Bezüglich der Oder-Neiße-Grenze gab es ernste Spannungen, weil François Mitterrand gesagt hatte, diese Frage müsse vor der Wiedervereinigung geregelt sein. Die konservative Presse und dann die konservativen Politiker in Deutschland attackierten ihn deshalb. Später folgten Attacken der rechten Presse in Frankreich, die von Mitterand nach acht, neun Jahren Amtszeit genug hatte.
Burkhard Birke: Hubert Védrine, es heißt auch, Frankreich hatte Angst vor einem neutralen Deutschland. Wie konnte Gorbatschow überzeugt werden, das vereinte Deutschland Mitglied der Nato werden zu lassen. Und wollte Mitterrand nicht, dass das vereinte Deutschland zwar Mitglied der Nato, nicht aber der Militärstrukturen bliebe – so wie Frankreich?
"Unvorstellbar, dass Deutschland unter Kohl neutral würde"
Hubert Védrine: Den Vorschlag gab es, aber er war nie mehrheitsfähig. Und ich habe nicht den Eindruck, dass Mitterand ihn ernsthaft umsetzen wollte. Er hat nie auf ein neutrales Deutschland gesetzt, andererseits hat er aber auch nie Angst vor einem neutralen Deutschland gezeigt. Es war unvorstellbar, dass Deutschland unter Kohl neutral würde.

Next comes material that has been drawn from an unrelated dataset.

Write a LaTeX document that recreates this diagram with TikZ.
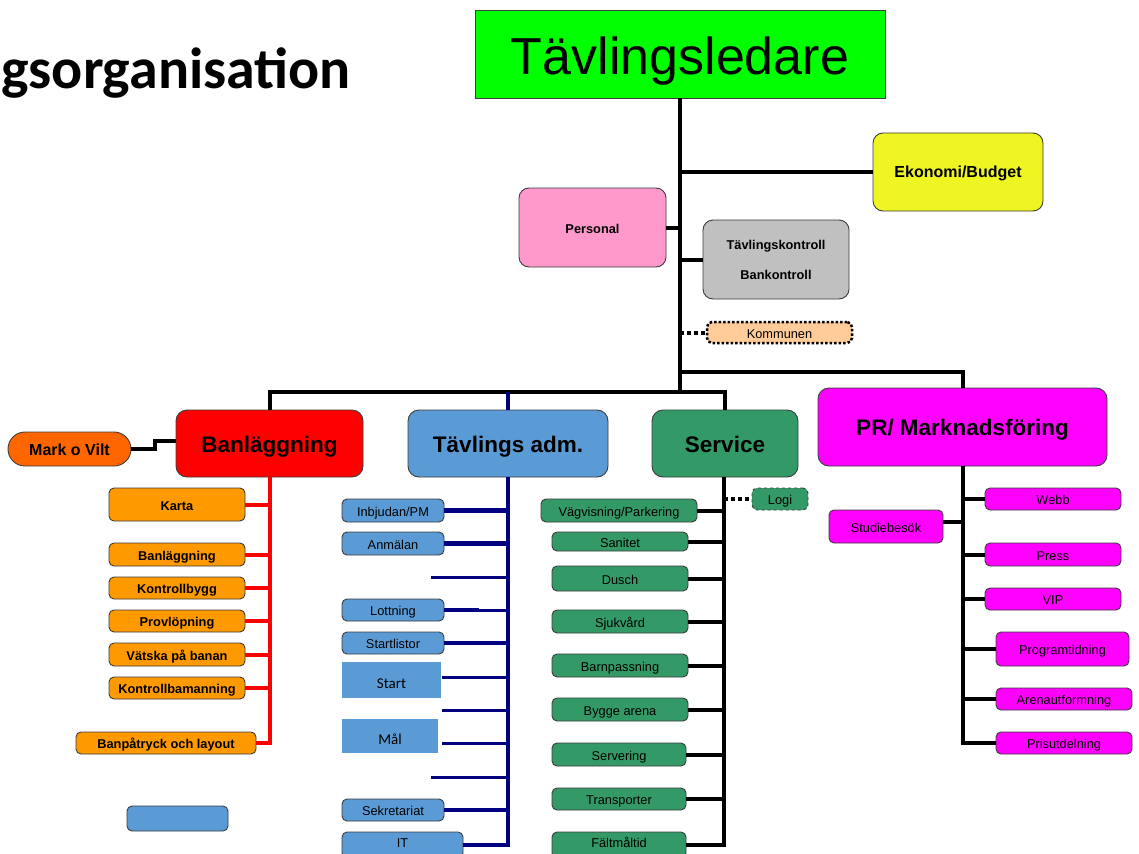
\documentclass[tikz,border=0pt]{standalone}
\usepackage{fontspec}
\setmainfont{Liberation Sans}
\newfontfamily\calfont{Carlito}
\definecolor{cTop}{RGB}{0,255,0}
\definecolor{cEko}{RGB}{238,245,34}
\definecolor{cPink}{RGB}{255,153,204}
\definecolor{cGray}{RGB}{192,192,192}
\definecolor{cPeach}{RGB}{255,204,153}
\definecolor{cRed}{RGB}{255,0,0}
\definecolor{cMov}{RGB}{255,102,0}
\definecolor{cOr}{RGB}{255,153,0}
\definecolor{cBlue}{RGB}{91,155,213}
\definecolor{cNavy}{RGB}{0,0,128}
\definecolor{cGreen}{RGB}{51,153,102}
\definecolor{cMag}{RGB}{255,0,255}
\definecolor{cBord}{RGB}{60,60,60}
\tikzset{
  bx/.style={draw=cBord, line width=0.9pt, rounded corners=5pt, inner sep=0pt, align=center},
  big/.style={bx, rounded corners=11pt, font=\fontsize{22.5}{26}\selectfont\bfseries, text height=17pt, text depth=0pt},
  sm/.style={font=\fontsize{12.8}{14}\selectfont, text height=11pt, text depth=0pt},
  smb/.style={font=\fontsize{12.8}{14}\selectfont\bfseries, text height=11pt, text depth=0pt},
  conn/.style={line width=4pt},
  rconn/.style={line width=4pt, draw=cRed},
  nconn/.style={line width=4.5pt, draw=cNavy},
}
\begin{document}
\begin{tikzpicture}[x=1pt,y=-1pt]
\useasboundingbox (0,0) rectangle (1139,853);
\clip (0,0) rectangle (1139,853);
\fill[white] (0,0) rectangle (1139,853);

% title
\node[anchor=base west, inner sep=0pt, font=\calfont\bfseries\fontsize{58}{60}\selectfont] (title) at (1,89) {gsorganisation};

% top level
\node[bx, rounded corners=0pt, fill=cTop, minimum width=410pt, minimum height=88pt, font=\fontsize{52}{56}\selectfont, text height=42pt, text depth=0pt] (top) at (680,54) {Tävlingsledare};
\node[bx, rounded corners=10pt, fill=cEko, minimum width=170pt, minimum height=78pt, font=\fontsize{16}{18}\selectfont\bfseries, text height=11pt, text depth=0pt] (eko) at (958,172) {Ekonomi/Budget};
\node[bx, rounded corners=10pt, fill=cPink, minimum width=147pt, minimum height=79pt, smb] (pers) at (592.5,227.5) {Personal};
\node[bx, rounded corners=10pt, fill=cGray, minimum width=146pt, minimum height=79pt, font=\fontsize{12.8}{30}\selectfont\bfseries] (tk) at (776,259.5) {Tävlingskontroll\\Bankontroll};
\node[bx, draw=black, line width=2.5pt, dash pattern=on 2.5pt off 2pt, rounded corners=5pt, fill=cPeach, minimum width=145pt, minimum height=21pt, sm] (komm) at (779.5,332.5) {Kommunen};

% main branches
\node[big, fill=cRed, minimum width=187pt, minimum height=67pt] (banl) at (269.5,443.5) {Banläggning};
\node[bx, rounded corners=17pt, fill=cMov, minimum width=123pt, minimum height=34pt, font=\fontsize{16}{18}\selectfont\bfseries, text height=12pt, text depth=0pt] (mov) at (69.5,449) {Mark o Vilt};
\node[big, fill=cBlue, minimum width=200pt, minimum height=67pt] (adm) at (508,443.5) {Tävlings adm.};
\node[big, fill=cGreen, minimum width=146pt, minimum height=67pt] (svc) at (725,443.5) {Service};
\node[big, fill=cMag, minimum width=289pt, minimum height=78pt] (pr) at (962.5,427) {PR/ Marknadsföring};

% connectors top
\coordinate (bar) at (680,392);
\coordinate (prj) at (680,372);
\draw[conn] (top.south) -- (bar);
\draw[conn] (top.south |- eko.west) -- (eko.west);
\draw[conn] (pers.east) -- (pers.east -| top.south);
\draw[conn] (tk.west -| top.south) -- (tk.west);
\draw[line width=4pt, dash pattern=on 4pt off 3pt] (komm.west -| top.south) -- (komm.west);
\draw[conn] (prj) -| (pr.north);
\draw[conn] (banl.north) -- (banl.north |- bar) -- (svc.north |- bar) -- (svc.north);
\draw[nconn] (adm.north |- bar) -- (adm.north);
\draw[conn] (mov.east) -- ++(24,0) |- ([yshift=2.5pt]banl.west);

% Banläggning column
\node[bx, fill=cOr, minimum width=136pt, minimum height=33pt, smb] (karta) at (177,504.5) {Karta};
\node[bx, fill=cOr, minimum width=136pt, minimum height=23pt, smb] (b1) at (177,554.5) {Banläggning};
\node[bx, fill=cOr, minimum width=136pt, minimum height=22pt, smb] (b2) at (177,588) {Kontrollbygg};
\node[bx, fill=cOr, minimum width=136pt, minimum height=22pt, smb] (b3) at (177,621) {Provlöpning};
\node[bx, fill=cOr, minimum width=136pt, minimum height=23pt, smb] (b4) at (177,654.5) {Vätska på banan};
\node[bx, fill=cOr, minimum width=136pt, minimum height=22pt, smb] (b5) at (177,688) {Kontrollbamanning};
\node[bx, fill=cOr, minimum width=180pt, minimum height=22pt, smb] (b6) at (166,743) {Banpåtryck och layout};
\coordinate (rb) at (269.5,700);
\draw[rconn] (banl.south) -- (banl.south |- b6.east) -- (b6.east);
\foreach \n in {karta,b1,b2,b3,b4,b5} \draw[rconn] (\n.east) -- (\n.east -| rb);

% Tävlings adm. column
\node[bx, fill=cBlue, minimum width=102pt, minimum height=23pt, sm] (inb) at (393,510.5) {Inbjudan/PM};
\node[bx, fill=cBlue, minimum width=102pt, minimum height=23pt, sm] (anm) at (393,543.5) {Anmälan};
\node[bx, fill=cBlue, minimum width=102pt, minimum height=22pt, sm] (lot) at (393,610) {Lottning};
\node[bx, fill=cBlue, minimum width=102pt, minimum height=22pt, sm] (stl) at (393,643) {Startlistor};
\node[fill=cBlue, inner sep=0pt, minimum width=99pt, minimum height=36pt, font=\calfont\fontsize{15}{17}\selectfont, text height=16pt, text depth=0pt] (start) at (391.5,680) {Start};
\node[fill=cBlue, inner sep=0pt, minimum width=96pt, minimum height=34pt, font=\calfont\fontsize{15}{17}\selectfont, text height=16pt, text depth=0pt] (mal) at (390,736) {Mål};
\node[bx, fill=cBlue, minimum width=102pt, minimum height=22pt, sm] (sek) at (393,810) {Sekretariat};
\node[bx, fill=cBlue, minimum width=121pt, minimum height=26pt, sm, text height=4pt] (it) at (402.5,845) {IT};
\node[bx, fill=cBlue, minimum width=101pt, minimum height=25pt] (lone) at (177.5,818.5) {};
\coordinate (nb) at (508,700);
\coordinate (e1) at (431,577);
\coordinate (e2) at (442,710);
\coordinate (e3) at (431,777);
\draw[nconn] (adm.south) -- (adm.south |- it.east) -- (it.east);
\foreach \n in {inb,anm,stl,sek} \draw[nconn] (\n.east) -- (\n.east -| nb);
\draw[nconn] (lot.east) -- ++(35,0);
\draw[line width=3pt, cNavy] (lot.east) -- (lot.east -| nb);
\draw[line width=3pt, cNavy] ([xshift=1pt]start.east |- 0,677) -- (nb |- 0,677);
\draw[line width=3pt, cNavy] (e2) -- (e2 -| nb);
\draw[line width=3pt, cNavy] (e1) -- (e1 -| nb);
\draw[line width=3pt, cNavy] ([xshift=4pt]mal.east |- 0,743) -- (nb |- 0,743);
\draw[line width=3pt, cNavy] (e3) -- (e3 -| nb);

% Service column
\node[bx, fill=cGreen, minimum width=156pt, minimum height=23pt, sm] (vag) at (619,510.5) {Vägvisning/Parkering};
\node[bx, fill=cGreen, minimum width=136pt, minimum height=19pt, sm] (san) at (620,541.5) {Sanitet};
\node[bx, fill=cGreen, minimum width=136pt, minimum height=25pt, sm] (dus) at (620,578.5) {Dusch};
\node[bx, fill=cGreen, minimum width=136pt, minimum height=23pt, sm] (sju) at (620,621.5) {Sjukvård};
\node[bx, fill=cGreen, minimum width=136pt, minimum height=23pt, sm] (bar2) at (620,665.5) {Barnpassning};
\node[bx, fill=cGreen, minimum width=136pt, minimum height=23pt, sm] (byg) at (620,709.5) {Bygge arena};
\node[bx, fill=cGreen, minimum width=134pt, minimum height=23pt, sm] (ser) at (619,754.5) {Servering};
\node[bx, fill=cGreen, minimum width=134pt, minimum height=22pt, sm] (tra) at (619,799) {Transporter};
\node[bx, fill=cGreen, minimum width=134pt, minimum height=26pt, sm, text height=4pt] (fal) at (619,845) {Fältmåltid};
\node[bx, dashed, fill=cGreen, minimum width=56pt, minimum height=22pt, sm] (logi) at (780,499) {Logi};
\coordinate (sb) at (724,700);
\draw[conn] (svc.south -| sb) -- (sb |- fal.east) -- (fal.east);
\foreach \n in {vag,san,dus,sju,bar2,byg,ser,tra} \draw[conn] (\n.east) -- (\n.east -| sb);
\draw[line width=4pt, dash pattern=on 4pt off 3pt] (logi.west -| sb) -- (logi.west);

% PR column
\node[bx, fill=cMag, minimum width=114pt, minimum height=33pt, sm] (stu) at (886,526.5) {Studiebesök};
\node[bx, fill=cMag, minimum width=136pt, minimum height=22pt, sm] (web) at (1053,499) {Webb};
\node[bx, fill=cMag, minimum width=136pt, minimum height=23pt, sm] (pre) at (1053,554.5) {Press};
\node[bx, fill=cMag, minimum width=136pt, minimum height=22pt, sm] (vip) at (1053,599) {VIP};
\node[bx, fill=cMag, minimum width=133pt, minimum height=34pt, sm] (prg) at (1062.5,649) {Programtidning};
\node[bx, fill=cMag, minimum width=136pt, minimum height=22pt, sm] (are) at (1064,699) {Arenautformning};
\node[bx, fill=cMag, minimum width=136pt, minimum height=22pt, sm] (pris) at (1064,743) {Prisutdelning};
\draw[conn] (pr.south) |- (pris.west);
\foreach \n in {web,pre,vip,prg,are} \draw[conn] (\n.west) -- (\n.west -| pr.south);
\draw[conn] ([yshift=5pt]stu.east) -- ([yshift=5pt]stu.east -| pr.south);
\end{tikzpicture}
\end{document}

Es ist allerdings richtig, dass François Mitterrand und Roland Dumas – unabhängig von der deutschen Frage – der Auffassung waren, dass man die Nato nicht unbedingt erhalten müsste, da die Sowjetunion und der Warschauer Pakt im Auflösungsprozess begriffen waren.

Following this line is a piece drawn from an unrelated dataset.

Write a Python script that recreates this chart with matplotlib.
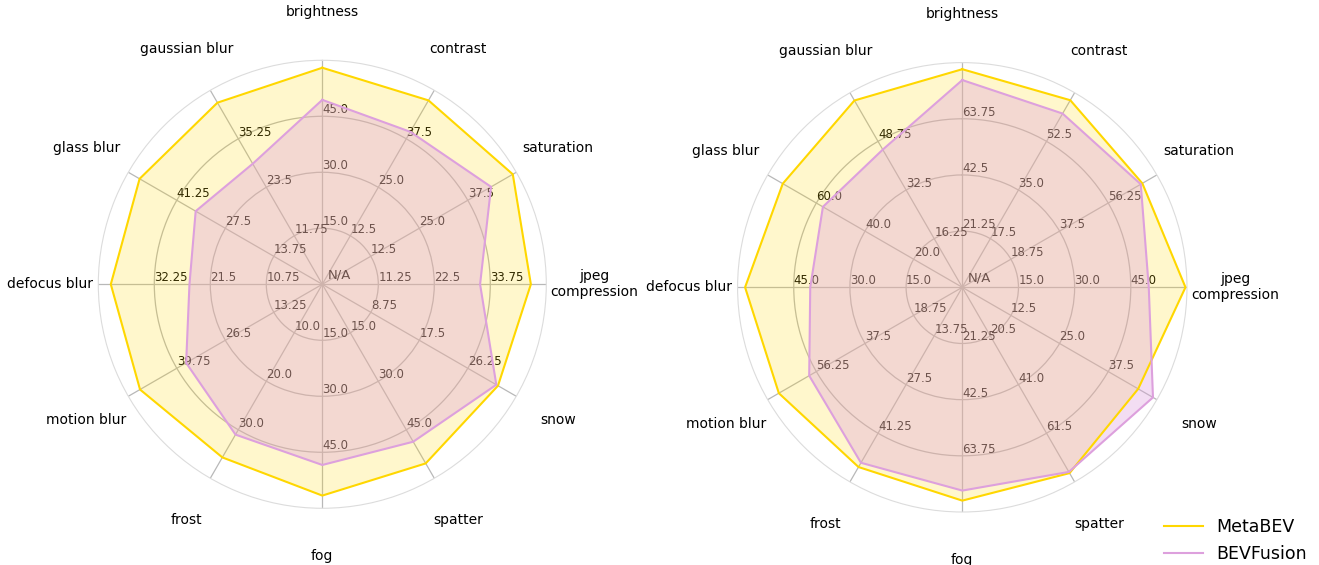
import numpy as np
import matplotlib.pyplot as plt
from matplotlib.lines import Line2D

# axes of both radars (clockwise from the top)
categories = ['brightness', 'contrast', 'saturation', 'jpeg\ncompression', 'snow', 'spatter',
              'fog', 'frost', 'motion blur', 'defocus blur', 'glass blur', 'gaussian blur']

# left radar: value of the outer ring per axis, then the two series
left_max = [60, 50, 50, 45, 35, 60, 60, 40, 53, 43, 55, 47]
left_metabev = [58.0, 47.4, 49.1, 41.9, 31.7, 55.4, 56.6, 35.7, 49.8, 40.6, 51.8, 44.0]
left_bevfusion = [49.4, 39.3, 43.5, 31.7, 31.4, 48.7, 48.4, 31.0, 37.2, 25.5, 35.9, 29.2]

# right radar
right_max = [85, 70, 75, 60, 50, 82, 85, 55, 75, 60, 80, 65]
right_metabev = [82.5, 67.3, 69.4, 59.6, 45.2, 78.3, 80.7, 50.8, 70.7, 58.0, 73.8, 62.4]
right_bevfusion = [78.4, 62.5, 68.8, 49.8, 49.0, 77.8, 76.9, 49.6, 59.0, 40.6, 57.3, 46.0]

series_names = ['MetaBEV', 'BEVFusion']
colors = ['#FFD700', '#DDA0DD']
alphas = [0.2, 0.35]
n_rings = 4

angles = np.linspace(0, 2*np.pi, len(categories), endpoint=False)


def radar(ax, maxes, metabev, bevfusion):
    ax.set_theta_zero_location('N')
    ax.set_theta_direction(-1)
    ax.set_ylim(0, n_rings)
    ax.set_axisbelow(True)
    ax.set_xticks(angles)
    ax.set_xticklabels([])
    ax.set_yticks(range(1, n_rings))
    ax.set_yticklabels([])
    ax.grid(True, color='#b8b8b8', lw=0.9)
    ax.spines['polar'].set_color('#dcdcdc')
    ax.tick_params(length=0)

    # per-axis ring labels, drawn under the fills
    for a, m in zip(angles, maxes):
        step = m / n_rings
        for k in range(1, n_rings):
            ax.text(a, k, f'{round(step*k, 2)}', ha='left', va='bottom',
                    fontsize=8.5, color='black', zorder=1)
    ax.annotate('N/A', xy=(0, 0), xytext=(4, 2), textcoords='offset points',
                ha='left', va='bottom', fontsize=9.5, color='black', zorder=1)

    for a, lab in zip(angles, categories):
        ax.text(a, 4.86, lab, ha='center', va='center', fontsize=10,
                multialignment='center', clip_on=False)

    for vals, c, al in zip([metabev, bevfusion], colors, alphas):
        r = np.array(vals) / (np.array(maxes) / n_rings)
        th = np.append(angles, angles[0])
        r = np.append(r, r[0])
        ax.fill(th, r, color=c, alpha=al, lw=0, zorder=2)
        ax.plot(th, r, color=c, lw=1.5, zorder=3)


fig = plt.figure(figsize=(13.19, 5.65), dpi=100)
ax1 = fig.add_axes([0.0745, 0.1004, 0.3397, 0.7929], projection='polar')
ax2 = fig.add_axes([0.5592, 0.0938, 0.3407, 0.7954], projection='polar')
radar(ax1, left_max, left_metabev, left_bevfusion)
radar(ax2, right_max, right_metabev, right_bevfusion)

handles = [Line2D([], [], color=c, lw=1.5, label=n) for c, n in zip(colors, series_names)]
fig.legend(handles=handles, loc='upper left', bbox_to_anchor=(0.871, 0.111),
           frameon=False, fontsize=12.5, handlelength=2.2, handletextpad=0.8)

fig.savefig('out.png', dpi=100)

Das Bündnis sollte erhalten, aber die Organisation, die Militärstruktur, die zu Friedenszeiten schon auf Krieg ausgerichtet war, hielten sie für überflüssig.
Das Bündnis sollte erhalten, aber die Organisation, die Militärstruktur, die zu Friedenszeiten schon auf Krieg ausgerichtet war, hielten sie für überflüssig.
Diese Militärstruktur ist ja nicht zur Gründung der Allianz, sondern erst nach dem Koreakrieg geschaffen worden. Die Idee war, die Allianz als lockeren Verbund mit einem Status wie Frankreich ohne Integration in die Militärstruktur und Beitrittsmöglichkeiten für die Osteuropäer zu erhalten. Die Struktur, die Nato an sich wäre jedoch überflüssig. Das war jedoch kein Schachzug mit Blick auf Deutschland.
Burkhard Birke: Es war jedoch entscheidend, dass auf ostdeutschem Territorium keine Nato-Truppen stationiert werden durften. Das war eine der Zusagen, um Gorbatschow zu überzeugen, das vereinte Deutschland in die Nato zu lassen. Gab es damals auch die Zusage, die Nato nicht auf Osteuropa auszudehnen? Erinnern Sie sich, ob Gorbatschow ein solches Versprechen gegeben wurde?
Hubert Védrine: Ich kenne diese Argumentation, aber Frankreich spielt dabei keine zentrale Rolle. Entscheidend ist, welche Zusagen der amerikanische Präsident Bush, der Vater, der gute Bush, und Außenminister James Baker Gorbatschow gegeben haben. Gorbatschow behauptet, dass ihm versprochen wurde, dass die Nato sich nicht erweitern würde oder zumindest, dass wenn die Nato formell erweitert würde, keine Truppen und keine Militärausrüstung in Ostdeutschland stationiert würden. Das behauptet Gorbatschow.
Die Amerikaner wiederum sagen, man habe über das Thema gesprochen, aber nicht abschließend. Es gebe auch nichts Schriftliches. Das ist jedoch eine Angelegenheit zwischen Russland und den USA, keine französische.
"Deutschland hätte wohl am Ende die D-Mark behalten"
Burkhard Birke: Glauben Sie, Hubert Védrine, dass Deutschland ohne die Wiedervereinigung und ohne den Druck von Präsident Mitterrand jemals die Mark aufgegeben hätte?
Hubert Védrine: Das ist heute schwer zu sagen. Ich glaube, ohne die besonderen Umstände hätte Deutschland wohl am Ende die D-Mark behalten.
Burkhard Birke: Was bedeutet das Datum des 12. September 1990 aus heutiger Perspektive, Hubert Védrine?
Hubert Védrine: Dieses Datum ist viel wichtiger als der Tag des Mauerfalls. Dieser Tag war natürlich sehr bewegend, ein Augenblick, über den alle Welt spricht, aber historisch und international betrachtet hat er wenig zu bedeuten. Es war ein sehr emotionaler Moment. Im Übrigen fiel die Mauer damals nicht, sondern sie wurde nur geöffnet.
Die entscheidenden Daten sind der Tag, an dem die deutsche Wiedervereinigung vertraglich vereinbart wurde, und der Tag, an dem sich die Sowjetunion aufgelöst hat. Das war Ende 1991. Das sind die entscheidenden Stichtage.
Wie ist das heute zu bewerten? Als Erfolg! Als bemerkenswerter Erfolg für Deutschland, in der deutschen Geschichte, und als gemeinsamer Erfolg, der durch teilweise harte Verhandlungen zustande kam, aber es war ein Erfolg! Davon gibt es nicht viele. 2015 befinden wir uns in einer Welt, wo man das Gefühl hat, keiner kontrolliert noch etwas. So betrachtet war es ein wirklich bemerkenswerter Erfolg.